User Interviews Tell You What People Think They Do
Analytics Tell You What They Actually Do

Human memory is unreliable. Human explanation is worse.

In interviews, users narrate their actions after the fact. They rationalize. They compress time. They explain behavior in a way that makes sense socially, not behaviorally.

“I usually do X.”
“I would click that.”
“I want more options.”

These statements feel useful. They are often wrong.

Analytics observe decisions in real time, under real constraints, with real consequences. No storytelling. No self-editing. No performance for the researcher. If a user abandons a flow at step three, that is not an opinion. That is evidence. If 80 percent of users never discover a feature leadership loves, that is not a perception gap. That is a design failure.

Metrics remove the theater.

Interviews Are Sparse
Analytics Are Continuous

An interview is a snapshot taken under artificial conditions.

Analytics are a surveillance tape of reality.

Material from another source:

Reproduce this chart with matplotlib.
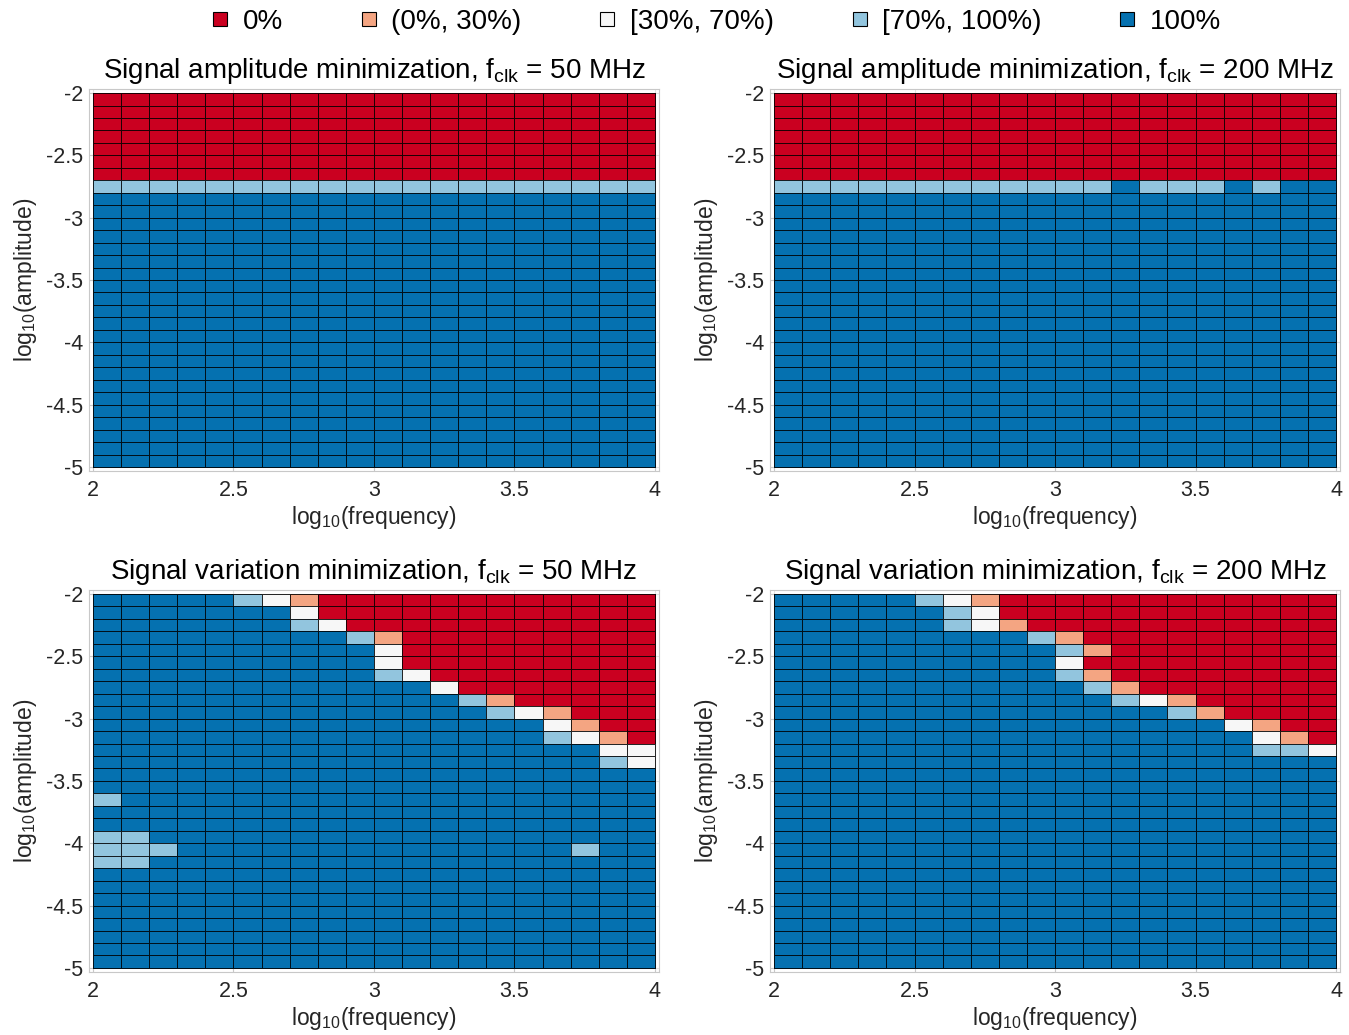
import matplotlib
matplotlib.use("Agg")
import matplotlib.pyplot as plt
import numpy as np
from matplotlib.colors import ListedColormap, BoundaryNorm
from matplotlib.lines import Line2D

plt.rcParams["font.family"] = ["Liberation Sans", "DejaVu Sans"]
plt.rcParams["mathtext.fontset"] = "custom"
plt.rcParams["mathtext.rm"] = "Liberation Sans"
plt.rcParams["mathtext.it"] = "Liberation Sans:italic"
plt.rcParams["axes.unicode_minus"] = False

# success-rate classes and their colours (ColorBrewer RdBu-5)
categories = ["0%", "(0%, 30%)", "[30%, 70%)", "[70%, 100%)", "100%"]
category_codes = "ROWLB"
category_colors = ["#ca0020", "#f4a582", "#f7f7f7", "#92c5de", "#0571b0"]

# grid: 20 frequency bins (log10 2..4), 30 amplitude bins (log10 -2..-5, top row first)
freq_edges = np.linspace(2, 4, 21)
amp_edges = np.linspace(-2, -5, 31)

x_ticks = [2, 2.5, 3, 3.5, 4]
x_tick_labels = ["2", "2.5", "3", "3.5", "4"]
y_ticks = [-5, -4.5, -4, -3.5, -3, -2.5, -2]
y_tick_labels = ["-5", "-4.5", "-4", "-3.5", "-3", "-2.5", "-2"]

# R = 0%, O = (0%, 30%), W = [30%, 70%), L = [70%, 100%), B = 100%
amp_50 = [
    "RRRRRRRRRRRRRRRRRRRR",
    "RRRRRRRRRRRRRRRRRRRR",
    "RRRRRRRRRRRRRRRRRRRR",
    "RRRRRRRRRRRRRRRRRRRR",
    "RRRRRRRRRRRRRRRRRRRR",
    "RRRRRRRRRRRRRRRRRRRR",
    "RRRRRRRRRRRRRRRRRRRR",
    "LLLLLLLLLLLLLLLLLLLL",
    "BBBBBBBBBBBBBBBBBBBB",
    "BBBBBBBBBBBBBBBBBBBB",
    "BBBBBBBBBBBBBBBBBBBB",
    "BBBBBBBBBBBBBBBBBBBB",
    "BBBBBBBBBBBBBBBBBBBB",
    "BBBBBBBBBBBBBBBBBBBB",
    "BBBBBBBBBBBBBBBBBBBB",
    "BBBBBBBBBBBBBBBBBBBB",
    "BBBBBBBBBBBBBBBBBBBB",
    "BBBBBBBBBBBBBBBBBBBB",
    "BBBBBBBBBBBBBBBBBBBB",
    "BBBBBBBBBBBBBBBBBBBB",
    "BBBBBBBBBBBBBBBBBBBB",
    "BBBBBBBBBBBBBBBBBBBB",
    "BBBBBBBBBBBBBBBBBBBB",
    "BBBBBBBBBBBBBBBBBBBB",
    "BBBBBBBBBBBBBBBBBBBB",
    "BBBBBBBBBBBBBBBBBBBB",
    "BBBBBBBBBBBBBBBBBBBB",
    "BBBBBBBBBBBBBBBBBBBB",
    "BBBBBBBBBBBBBBBBBBBB",
    "BBBBBBBBBBBBBBBBBBBB",
]

amp_200 = [
    "RRRRRRRRRRRRRRRRRRRR",
    "RRRRRRRRRRRRRRRRRRRR",
    "RRRRRRRRRRRRRRRRRRRR",
    "RRRRRRRRRRRRRRRRRRRR",
    "RRRRRRRRRRRRRRRRRRRR",
    "RRRRRRRRRRRRRRRRRRRR",
    "RRRRRRRRRRRRRRRRRRRR",
    "LLLLLLLLLLLLBLLLBLBB",
    "BBBBBBBBBBBBBBBBBBBB",
    "BBBBBBBBBBBBBBBBBBBB",
    "BBBBBBBBBBBBBBBBBBBB",
    "BBBBBBBBBBBBBBBBBBBB",
    "BBBBBBBBBBBBBBBBBBBB",
    "BBBBBBBBBBBBBBBBBBBB",
    "BBBBBBBBBBBBBBBBBBBB",
    "BBBBBBBBBBBBBBBBBBBB",
    "BBBBBBBBBBBBBBBBBBBB",
    "BBBBBBBBBBBBBBBBBBBB",
    "BBBBBBBBBBBBBBBBBBBB",
    "BBBBBBBBBBBBBBBBBBBB",
    "BBBBBBBBBBBBBBBBBBBB",
    "BBBBBBBBBBBBBBBBBBBB",
    "BBBBBBBBBBBBBBBBBBBB",
    "BBBBBBBBBBBBBBBBBBBB",
    "BBBBBBBBBBBBBBBBBBBB",
    "BBBBBBBBBBBBBBBBBBBB",
    "BBBBBBBBBBBBBBBBBBBB",
    "BBBBBBBBBBBBBBBBBBBB",
    "BBBBBBBBBBBBBBBBBBBB",
    "BBBBBBBBBBBBBBBBBBBB",
]

var_50 = [
    "BBBBBLWORRRRRRRRRRRR",
    "BBBBBBBWRRRRRRRRRRRR",
    "BBBBBBBLWRRRRRRRRRRR",
    "BBBBBBBBBLORRRRRRRRR",
    "BBBBBBBBBBWRRRRRRRRR",
    "BBBBBBBBBBWRRRRRRRRR",
    "BBBBBBBBBBLWRRRRRRRR",
    "BBBBBBBBBBBBWRRRRRRR",
    "BBBBBBBBBBBBBLORRRRR",
    "BBBBBBBBBBBBBBLWORRR",
    "BBBBBBBBBBBBBBBBWORR",
    "BBBBBBBBBBBBBBBBLWOR",
    "BBBBBBBBBBBBBBBBBBWW",
    "BBBBBBBBBBBBBBBBBBLW",
    "BBBBBBBBBBBBBBBBBBBB",
    "BBBBBBBBBBBBBBBBBBBB",
    "LBBBBBBBBBBBBBBBBBBB",
    "BBBBBBBBBBBBBBBBBBBB",
    "BBBBBBBBBBBBBBBBBBBB",
    "LLBBBBBBBBBBBBBBBBBB",
    "LLLBBBBBBBBBBBBBBLBB",
    "LLBBBBBBBBBBBBBBBBBB",
    "BBBBBBBBBBBBBBBBBBBB",
    "BBBBBBBBBBBBBBBBBBBB",
    "BBBBBBBBBBBBBBBBBBBB",
    "BBBBBBBBBBBBBBBBBBBB",
    "BBBBBBBBBBBBBBBBBBBB",
    "BBBBBBBBBBBBBBBBBBBB",
    "BBBBBBBBBBBBBBBBBBBB",
    "BBBBBBBBBBBBBBBBBBBB",
]

var_200 = [
    "BBBBBLWORRRRRRRRRRRR",
    "BBBBBBLWRRRRRRRRRRRR",
    "BBBBBBLWORRRRRRRRRRR",
    "BBBBBBBBBLORRRRRRRRR",
    "BBBBBBBBBBLORRRRRRRR",
    "BBBBBBBBBBWRRRRRRRRR",
    "BBBBBBBBBBLORRRRRRRR",
    "BBBBBBBBBBBLORRRRRRR",
    "BBBBBBBBBBBBLWORRRRR",
    "BBBBBBBBBBBBBBLORRRR",
    "BBBBBBBBBBBBBBBBWORR",
    "BBBBBBBBBBBBBBBBBWOR",
    "BBBBBBBBBBBBBBBBBLLW",
    "BBBBBBBBBBBBBBBBBBBB",
    "BBBBBBBBBBBBBBBBBBBB",
    "BBBBBBBBBBBBBBBBBBBB",
    "BBBBBBBBBBBBBBBBBBBB",
    "BBBBBBBBBBBBBBBBBBBB",
    "BBBBBBBBBBBBBBBBBBBB",
    "BBBBBBBBBBBBBBBBBBBB",
    "BBBBBBBBBBBBBBBBBBBB",
    "BBBBBBBBBBBBBBBBBBBB",
    "BBBBBBBBBBBBBBBBBBBB",
    "BBBBBBBBBBBBBBBBBBBB",
    "BBBBBBBBBBBBBBBBBBBB",
    "BBBBBBBBBBBBBBBBBBBB",
    "BBBBBBBBBBBBBBBBBBBB",
    "BBBBBBBBBBBBBBBBBBBB",
    "BBBBBBBBBBBBBBBBBBBB",
    "BBBBBBBBBBBBBBBBBBBB",
]

titles = [
    r"Signal amplitude minimization, f$_{\mathrm{clk}}$ = 50 MHz",
    r"Signal amplitude minimization, f$_{\mathrm{clk}}$ = 200 MHz",
    r"Signal variation minimization, f$_{\mathrm{clk}}$ = 50 MHz",
    r"Signal variation minimization, f$_{\mathrm{clk}}$ = 200 MHz",
]
panels = [amp_50, amp_200, var_50, var_200]

TEXT = "#262626"
FRAME = "#c8c8c8"

cmap = ListedColormap(category_colors)
norm = BoundaryNorm(np.arange(-0.5, len(categories) + 0.5), cmap.N)

fig = plt.figure(figsize=(13.49, 10.35), dpi=100)

# axes rectangles in figure fraction (left, bottom, width, height)
positions = [
    (0.0658, 0.5452, 0.4228, 0.3685),
    (0.5707, 0.5452, 0.4228, 0.3685),
    (0.0658, 0.0612, 0.4228, 0.3685),
    (0.5707, 0.0612, 0.4228, 0.3685),
]

for pos, rows, title in zip(positions, panels, titles):
    ax = fig.add_axes(pos)
    grid = np.array([[category_codes.index(c) for c in row] for row in rows])
    ax.pcolormesh(freq_edges, amp_edges, grid, cmap=cmap, norm=norm,
                  edgecolors=(0, 0, 0, 0.85), linewidth=0.7)
    ax.set_xlim(1.985, 4.015)
    ax.set_ylim(-5.03, -1.97)
    ax.set_xticks(x_ticks)
    ax.set_xticklabels(x_tick_labels)
    ax.set_yticks(y_ticks)
    ax.set_yticklabels(y_tick_labels)
    ax.tick_params(direction="in", length=3, color=FRAME, labelcolor=TEXT,
                   labelsize=15.5)
    ax.tick_params(axis="x", pad=7)
    ax.tick_params(axis="y", pad=4)
    ax.grid(True, color="#e3e3e3", linewidth=0.8)
    ax.set_axisbelow(True)
    for sp in ax.spines.values():
        sp.set_color(FRAME)
        sp.set_linewidth(0.8)
    ax.set_xlabel(r"log$_{\mathrm{10}}$(frequency)", fontsize=16.5, color=TEXT,
                  labelpad=2)
    ax.set_ylabel(r"log$_{\mathrm{10}}$(amplitude)", fontsize=16.5, color=TEXT,
                  labelpad=5)
    ax.set_title(title, fontsize=20, color="black", pad=8)

handles = [Line2D([], [], linestyle="none", marker="s", markersize=10.5,
                  markerfacecolor=c, markeredgecolor="black", markeredgewidth=0.8)
           for c in category_colors]
fig.legend(handles, categories, loc="center", bbox_to_anchor=(0.529, 0.979),
           ncol=5, frameon=False, fontsize=20, handlelength=1.0,
           handletextpad=0.3, columnspacing=2.6)

fig.savefig("out.png", dpi=100)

Interviews are expensive, slow, and limited by sample size. You talk to 10 people and extrapolate confidence. Analytics watches thousands or millions of interactions and surfaces statistical gravity. This matters because UX problems are rarely isolated. They are systemic. Friction hides in micro-delays, repeated reversals, hesitation patterns, rage clicks, loops, and drop-offs that no interview participant will ever mention because they never noticed them consciously.

Analytics catch what users cannot articulate.

Most UX Problems Are Not Emotional
They Are Cognitive

Interviews are good at emotions. Fear. Confusion. Trust. Motivation. Most UX failures are not emotional. They are cognitive.

Too many choices.
Poor information hierarchy.
Bad defaults.
Unclear progress.
Unnecessary decisions.

Users do not say, “I experienced cognitive load due to competing affordances.” They just leave. Analytics measure the cost of thinking directly through time, friction, and abandonment. Time-to-action, time-to-completion, error recovery rates, and reversal behavior are better UX indicators than sentiment quotes on a slide.

Analytics Let You Test Reality, Not Hypotheses Interviews are hypothesis generators. Analytics are hypothesis killers. A team can argue endlessly over what users want. Metrics end the argument. You do not need consensus when the data shows that a change increased completion by 17 percent and reduced support tickets by half.

Analytics allow controlled experimentation. Interviews encourage interpretation wars. Design does not improve because teams listen harder. It improves because teams learn faster.

The Real Reason Interviews Are Overvalued

Interviews give people a voice in the room.

Analytics give the product a voice.

Leadership prefers interviews because they are legible. Quotes feel persuasive. Stories feel human. Data feels abstract until it contradicts a belief.

Designers prefer interviews because they feel like craftsmanship. Analytics feel like math.

But UX is not a performance art. It is a decision architecture.

The Best UX Teams Still Talk to Users
They Just Do Not Stop There

This is not a call to eliminate interviews. It is a call to demote them.

Interviews are for framing problems.
Analytics are for solving them.

Interviews help you understand language, motivation, and context. Analytics tell you where to act, what to fix, and whether it worked.

When teams reverse that order, products stagnate.

The Future of UX Is Instrumented, Not Interpreted

As products become adaptive, AI-driven, and personalized, UX cannot rely on periodic conversations to understand behavior.

Systems must learn continuously.

Metrics are not colder than interviews. They are more honest.

And honesty is the foundation of good design.